▶ _Exercise brief_:
Write out again exactly the lines from the one containing "Clone this chart in Chart.js." through the one containing "['Jul-Sep', '2020'], ['Oct-Dec', '2020']];", both included, and omit the pictures.

▶ _Exercise materials_:

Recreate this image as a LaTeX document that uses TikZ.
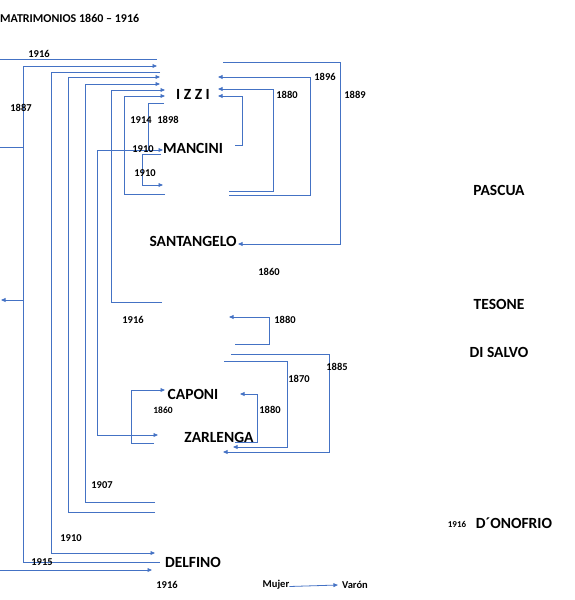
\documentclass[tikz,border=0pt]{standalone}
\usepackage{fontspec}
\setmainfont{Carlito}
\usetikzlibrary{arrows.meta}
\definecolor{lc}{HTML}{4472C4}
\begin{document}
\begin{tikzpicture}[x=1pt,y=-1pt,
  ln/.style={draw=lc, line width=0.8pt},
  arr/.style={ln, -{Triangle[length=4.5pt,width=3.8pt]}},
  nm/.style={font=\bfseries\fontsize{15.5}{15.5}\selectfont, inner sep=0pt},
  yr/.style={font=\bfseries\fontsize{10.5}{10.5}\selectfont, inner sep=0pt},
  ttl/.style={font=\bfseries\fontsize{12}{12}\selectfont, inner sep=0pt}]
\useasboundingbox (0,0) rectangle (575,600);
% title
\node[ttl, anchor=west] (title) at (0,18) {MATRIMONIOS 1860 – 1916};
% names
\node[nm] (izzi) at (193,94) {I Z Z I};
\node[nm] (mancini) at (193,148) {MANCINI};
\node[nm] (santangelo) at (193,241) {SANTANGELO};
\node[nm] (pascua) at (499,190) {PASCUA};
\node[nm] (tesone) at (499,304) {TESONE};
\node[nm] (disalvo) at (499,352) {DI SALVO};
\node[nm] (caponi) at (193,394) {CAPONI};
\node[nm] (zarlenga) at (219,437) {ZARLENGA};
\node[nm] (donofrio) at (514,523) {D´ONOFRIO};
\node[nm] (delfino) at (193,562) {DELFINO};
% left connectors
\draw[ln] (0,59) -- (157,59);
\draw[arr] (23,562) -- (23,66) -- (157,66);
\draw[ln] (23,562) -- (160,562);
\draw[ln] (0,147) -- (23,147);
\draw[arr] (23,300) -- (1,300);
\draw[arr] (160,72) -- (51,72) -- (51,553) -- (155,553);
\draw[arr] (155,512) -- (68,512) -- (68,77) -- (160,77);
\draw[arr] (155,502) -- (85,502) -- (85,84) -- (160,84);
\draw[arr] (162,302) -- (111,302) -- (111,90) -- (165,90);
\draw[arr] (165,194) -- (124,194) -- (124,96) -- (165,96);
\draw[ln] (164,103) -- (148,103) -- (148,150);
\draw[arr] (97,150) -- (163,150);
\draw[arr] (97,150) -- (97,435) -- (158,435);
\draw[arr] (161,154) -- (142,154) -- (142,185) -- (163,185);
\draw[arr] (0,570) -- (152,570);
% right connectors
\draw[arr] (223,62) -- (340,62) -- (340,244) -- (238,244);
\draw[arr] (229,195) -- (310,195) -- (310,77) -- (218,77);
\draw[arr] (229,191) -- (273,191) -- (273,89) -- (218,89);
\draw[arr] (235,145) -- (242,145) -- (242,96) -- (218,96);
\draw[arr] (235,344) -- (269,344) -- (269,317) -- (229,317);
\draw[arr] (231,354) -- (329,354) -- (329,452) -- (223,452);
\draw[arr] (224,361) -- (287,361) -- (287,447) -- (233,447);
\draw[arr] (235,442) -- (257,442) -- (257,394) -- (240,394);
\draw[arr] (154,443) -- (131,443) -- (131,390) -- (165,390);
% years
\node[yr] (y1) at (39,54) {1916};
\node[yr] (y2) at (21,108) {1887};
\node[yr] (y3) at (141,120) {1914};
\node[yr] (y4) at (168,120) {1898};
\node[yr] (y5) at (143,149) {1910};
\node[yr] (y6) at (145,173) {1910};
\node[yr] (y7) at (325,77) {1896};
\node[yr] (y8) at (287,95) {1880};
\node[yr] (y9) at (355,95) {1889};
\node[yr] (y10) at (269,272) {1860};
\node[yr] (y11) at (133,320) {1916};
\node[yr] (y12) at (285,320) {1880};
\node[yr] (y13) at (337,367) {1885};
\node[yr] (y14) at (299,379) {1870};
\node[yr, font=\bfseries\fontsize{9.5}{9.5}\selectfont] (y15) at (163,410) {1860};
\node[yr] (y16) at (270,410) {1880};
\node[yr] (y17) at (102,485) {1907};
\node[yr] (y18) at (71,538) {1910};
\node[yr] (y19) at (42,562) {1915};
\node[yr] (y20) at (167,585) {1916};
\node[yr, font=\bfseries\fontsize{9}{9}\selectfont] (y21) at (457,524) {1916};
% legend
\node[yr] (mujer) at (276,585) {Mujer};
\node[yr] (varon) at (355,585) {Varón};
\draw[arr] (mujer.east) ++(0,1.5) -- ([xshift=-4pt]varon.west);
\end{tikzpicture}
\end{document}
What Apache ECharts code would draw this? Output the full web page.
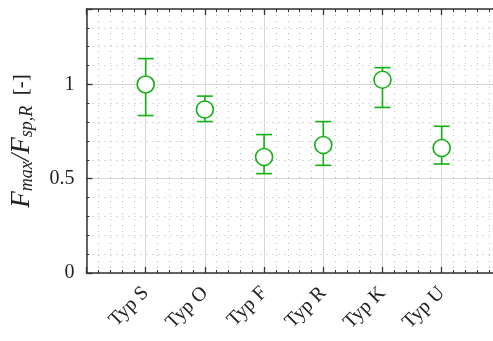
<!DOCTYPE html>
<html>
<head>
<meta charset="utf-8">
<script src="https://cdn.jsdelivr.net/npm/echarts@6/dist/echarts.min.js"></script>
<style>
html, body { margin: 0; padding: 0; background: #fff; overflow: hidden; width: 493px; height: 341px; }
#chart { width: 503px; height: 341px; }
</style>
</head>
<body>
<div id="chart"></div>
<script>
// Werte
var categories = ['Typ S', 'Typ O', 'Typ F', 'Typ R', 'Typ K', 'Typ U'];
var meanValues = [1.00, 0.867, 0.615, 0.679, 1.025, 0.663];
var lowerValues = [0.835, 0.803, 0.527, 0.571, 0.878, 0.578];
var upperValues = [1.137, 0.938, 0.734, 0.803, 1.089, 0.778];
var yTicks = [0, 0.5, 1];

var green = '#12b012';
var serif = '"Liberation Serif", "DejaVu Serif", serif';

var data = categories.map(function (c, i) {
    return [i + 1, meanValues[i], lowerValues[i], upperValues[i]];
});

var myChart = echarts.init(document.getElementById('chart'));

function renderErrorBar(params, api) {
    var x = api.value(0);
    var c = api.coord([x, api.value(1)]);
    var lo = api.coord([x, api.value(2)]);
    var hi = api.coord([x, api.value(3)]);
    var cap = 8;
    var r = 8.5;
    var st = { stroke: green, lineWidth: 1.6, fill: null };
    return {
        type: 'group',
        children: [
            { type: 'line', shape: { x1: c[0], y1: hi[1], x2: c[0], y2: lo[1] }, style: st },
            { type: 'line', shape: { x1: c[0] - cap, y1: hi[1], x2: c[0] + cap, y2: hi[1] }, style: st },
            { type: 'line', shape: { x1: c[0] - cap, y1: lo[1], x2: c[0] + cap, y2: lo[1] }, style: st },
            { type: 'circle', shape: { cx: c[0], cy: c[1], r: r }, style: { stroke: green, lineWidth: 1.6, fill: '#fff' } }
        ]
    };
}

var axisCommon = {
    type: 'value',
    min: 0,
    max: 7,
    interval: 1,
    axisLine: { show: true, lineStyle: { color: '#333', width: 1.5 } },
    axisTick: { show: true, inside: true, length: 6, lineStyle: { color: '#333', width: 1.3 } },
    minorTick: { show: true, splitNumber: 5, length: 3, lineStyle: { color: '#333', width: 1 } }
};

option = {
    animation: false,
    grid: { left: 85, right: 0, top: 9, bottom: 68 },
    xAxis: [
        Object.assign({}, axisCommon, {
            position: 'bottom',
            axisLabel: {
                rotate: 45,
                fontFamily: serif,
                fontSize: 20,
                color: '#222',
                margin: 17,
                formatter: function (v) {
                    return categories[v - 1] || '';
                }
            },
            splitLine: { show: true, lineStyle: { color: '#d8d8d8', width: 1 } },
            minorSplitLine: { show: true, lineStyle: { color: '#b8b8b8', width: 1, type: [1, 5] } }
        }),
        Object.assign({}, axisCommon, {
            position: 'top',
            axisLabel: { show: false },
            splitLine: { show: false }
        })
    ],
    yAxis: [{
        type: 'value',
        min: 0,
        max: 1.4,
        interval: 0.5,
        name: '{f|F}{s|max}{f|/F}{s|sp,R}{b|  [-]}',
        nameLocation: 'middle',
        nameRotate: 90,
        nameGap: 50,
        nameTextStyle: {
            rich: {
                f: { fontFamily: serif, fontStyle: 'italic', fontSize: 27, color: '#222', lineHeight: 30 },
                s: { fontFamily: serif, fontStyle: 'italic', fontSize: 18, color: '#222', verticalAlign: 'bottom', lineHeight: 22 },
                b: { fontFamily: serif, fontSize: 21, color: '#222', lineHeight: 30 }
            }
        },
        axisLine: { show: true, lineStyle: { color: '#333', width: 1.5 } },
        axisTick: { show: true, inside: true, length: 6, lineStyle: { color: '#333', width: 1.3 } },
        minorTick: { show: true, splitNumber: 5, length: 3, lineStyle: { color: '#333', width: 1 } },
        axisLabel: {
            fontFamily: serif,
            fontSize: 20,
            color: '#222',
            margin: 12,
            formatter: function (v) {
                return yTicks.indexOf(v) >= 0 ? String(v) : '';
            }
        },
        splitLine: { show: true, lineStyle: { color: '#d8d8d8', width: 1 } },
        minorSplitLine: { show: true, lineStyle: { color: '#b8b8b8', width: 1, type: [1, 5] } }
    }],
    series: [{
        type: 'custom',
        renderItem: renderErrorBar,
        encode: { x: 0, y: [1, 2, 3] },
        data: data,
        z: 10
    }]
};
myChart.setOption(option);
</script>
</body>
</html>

* * *

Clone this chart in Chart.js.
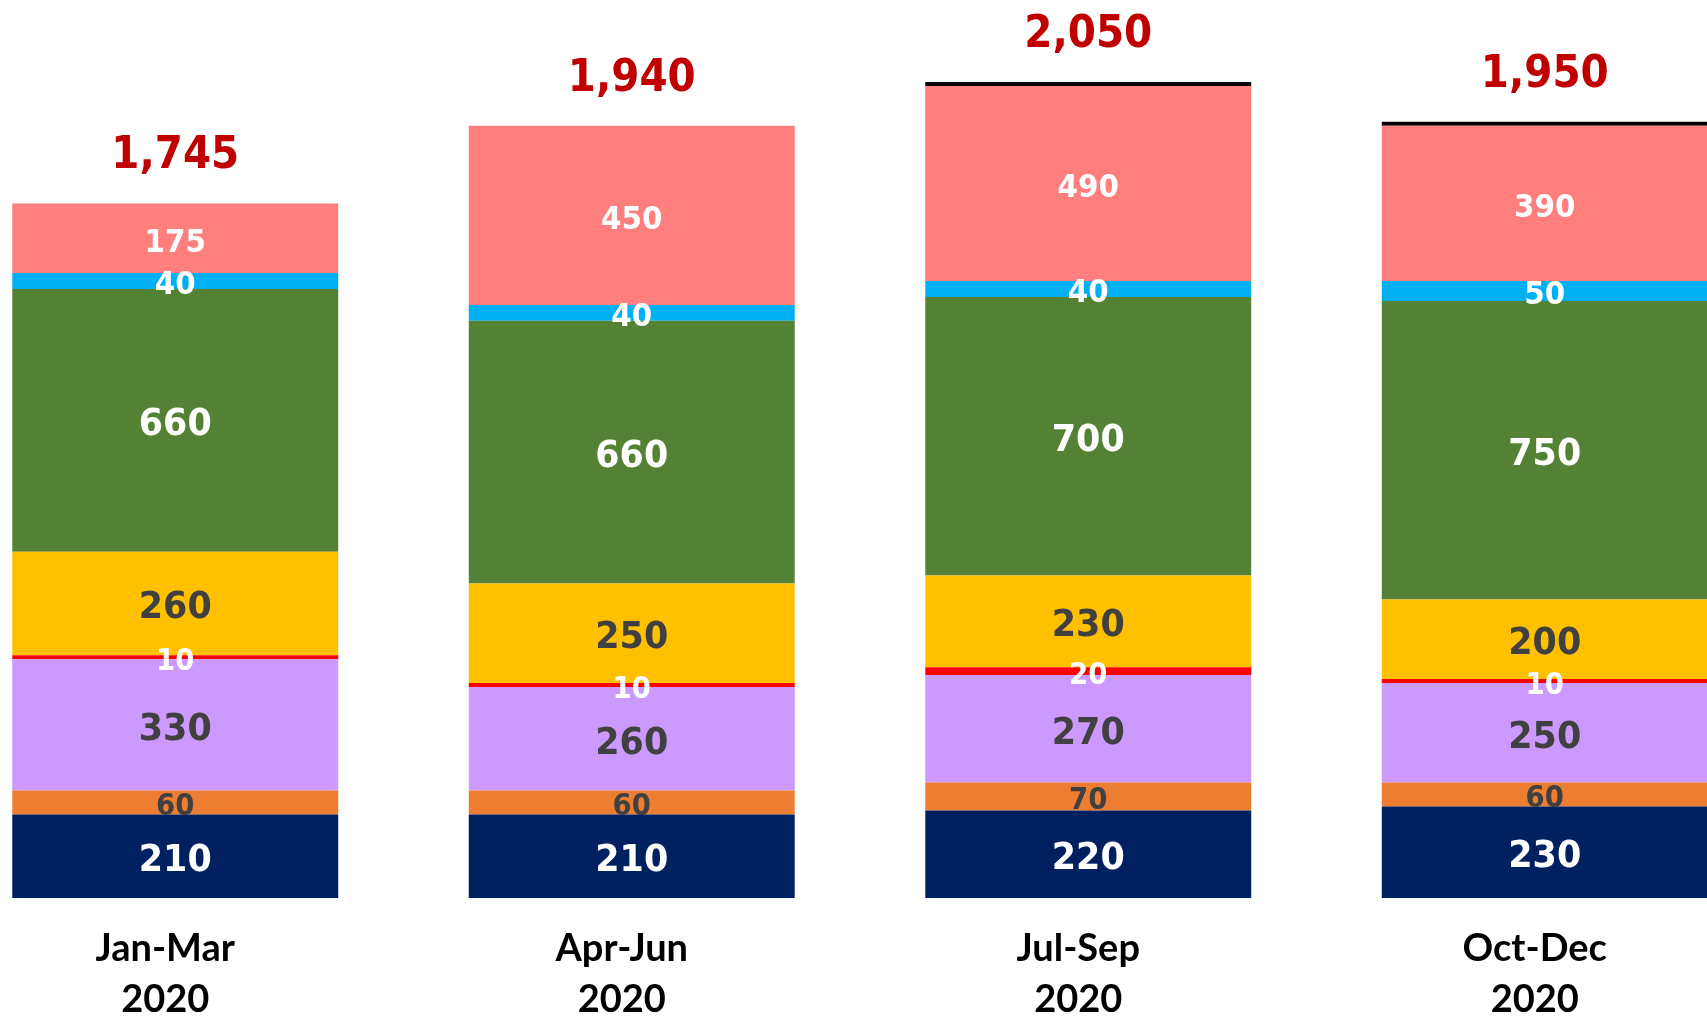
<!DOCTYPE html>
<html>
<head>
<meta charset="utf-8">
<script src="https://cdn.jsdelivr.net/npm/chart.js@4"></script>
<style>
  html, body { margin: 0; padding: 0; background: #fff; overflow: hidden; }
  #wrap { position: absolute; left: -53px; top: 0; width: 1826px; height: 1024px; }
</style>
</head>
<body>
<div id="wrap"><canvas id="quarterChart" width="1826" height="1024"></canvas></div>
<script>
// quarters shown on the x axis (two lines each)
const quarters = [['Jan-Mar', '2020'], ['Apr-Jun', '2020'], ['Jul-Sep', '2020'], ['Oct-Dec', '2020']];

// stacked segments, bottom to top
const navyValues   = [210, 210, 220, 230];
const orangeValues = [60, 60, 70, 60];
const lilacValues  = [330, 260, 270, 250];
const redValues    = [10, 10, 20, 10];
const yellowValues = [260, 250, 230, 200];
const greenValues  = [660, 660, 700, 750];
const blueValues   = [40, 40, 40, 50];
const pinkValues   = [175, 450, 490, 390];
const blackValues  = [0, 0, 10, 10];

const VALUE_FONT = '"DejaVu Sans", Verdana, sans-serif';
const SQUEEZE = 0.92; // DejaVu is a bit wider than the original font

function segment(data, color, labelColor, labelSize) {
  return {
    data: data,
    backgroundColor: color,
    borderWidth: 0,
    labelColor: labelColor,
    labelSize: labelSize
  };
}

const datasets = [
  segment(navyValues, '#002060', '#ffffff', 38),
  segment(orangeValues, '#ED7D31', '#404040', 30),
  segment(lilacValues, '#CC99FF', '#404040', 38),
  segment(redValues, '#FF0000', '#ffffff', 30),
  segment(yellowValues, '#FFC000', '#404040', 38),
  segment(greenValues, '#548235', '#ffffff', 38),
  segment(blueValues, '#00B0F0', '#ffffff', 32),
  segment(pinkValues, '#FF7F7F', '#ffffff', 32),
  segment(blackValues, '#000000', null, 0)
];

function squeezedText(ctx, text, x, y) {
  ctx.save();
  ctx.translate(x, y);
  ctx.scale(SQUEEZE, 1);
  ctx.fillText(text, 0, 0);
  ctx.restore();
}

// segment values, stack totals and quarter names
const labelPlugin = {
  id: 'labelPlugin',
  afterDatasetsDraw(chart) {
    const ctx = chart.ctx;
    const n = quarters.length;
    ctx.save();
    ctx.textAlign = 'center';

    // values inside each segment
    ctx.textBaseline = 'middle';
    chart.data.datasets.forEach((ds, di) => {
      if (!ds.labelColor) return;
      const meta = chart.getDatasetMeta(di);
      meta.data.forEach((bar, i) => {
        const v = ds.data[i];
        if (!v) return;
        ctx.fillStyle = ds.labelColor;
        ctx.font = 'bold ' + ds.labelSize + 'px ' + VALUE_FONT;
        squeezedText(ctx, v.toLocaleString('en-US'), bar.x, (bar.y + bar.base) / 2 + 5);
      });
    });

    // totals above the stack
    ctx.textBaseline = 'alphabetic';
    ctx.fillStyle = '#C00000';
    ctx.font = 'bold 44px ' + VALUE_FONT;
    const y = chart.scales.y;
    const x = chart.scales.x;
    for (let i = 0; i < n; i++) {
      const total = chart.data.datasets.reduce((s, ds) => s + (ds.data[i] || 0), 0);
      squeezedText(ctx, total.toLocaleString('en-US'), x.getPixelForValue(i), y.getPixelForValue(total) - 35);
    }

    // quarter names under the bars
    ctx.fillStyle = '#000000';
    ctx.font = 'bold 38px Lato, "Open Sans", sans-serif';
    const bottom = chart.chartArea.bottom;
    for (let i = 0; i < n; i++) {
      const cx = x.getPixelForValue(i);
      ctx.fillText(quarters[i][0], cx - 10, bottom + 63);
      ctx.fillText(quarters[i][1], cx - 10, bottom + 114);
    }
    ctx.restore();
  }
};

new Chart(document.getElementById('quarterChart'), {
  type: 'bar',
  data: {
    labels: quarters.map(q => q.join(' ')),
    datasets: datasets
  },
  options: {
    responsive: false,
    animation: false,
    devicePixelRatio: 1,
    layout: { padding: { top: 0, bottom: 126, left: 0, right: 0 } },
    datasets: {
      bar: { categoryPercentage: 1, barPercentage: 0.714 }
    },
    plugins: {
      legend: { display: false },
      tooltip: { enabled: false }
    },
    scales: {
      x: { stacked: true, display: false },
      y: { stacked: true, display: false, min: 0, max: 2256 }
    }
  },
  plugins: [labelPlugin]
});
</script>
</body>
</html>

▶ _Exercise output_:
Clone this chart in Chart.js.
<!DOCTYPE html>
<html>
<head>
<meta charset="utf-8">
<script src="https://cdn.jsdelivr.net/npm/chart.js@4"></script>
<style>
  html, body { margin: 0; padding: 0; background: #fff; overflow: hidden; }
  #wrap { position: absolute; left: -53px; top: 0; width: 1826px; height: 1024px; }
</style>
</head>
<body>
<div id="wrap"><canvas id="quarterChart" width="1826" height="1024"></canvas></div>
<script>
// quarters shown on the x axis (two lines each)
const quarters = [['Jan-Mar', '2020'], ['Apr-Jun', '2020'], ['Jul-Sep', '2020'], ['Oct-Dec', '2020']];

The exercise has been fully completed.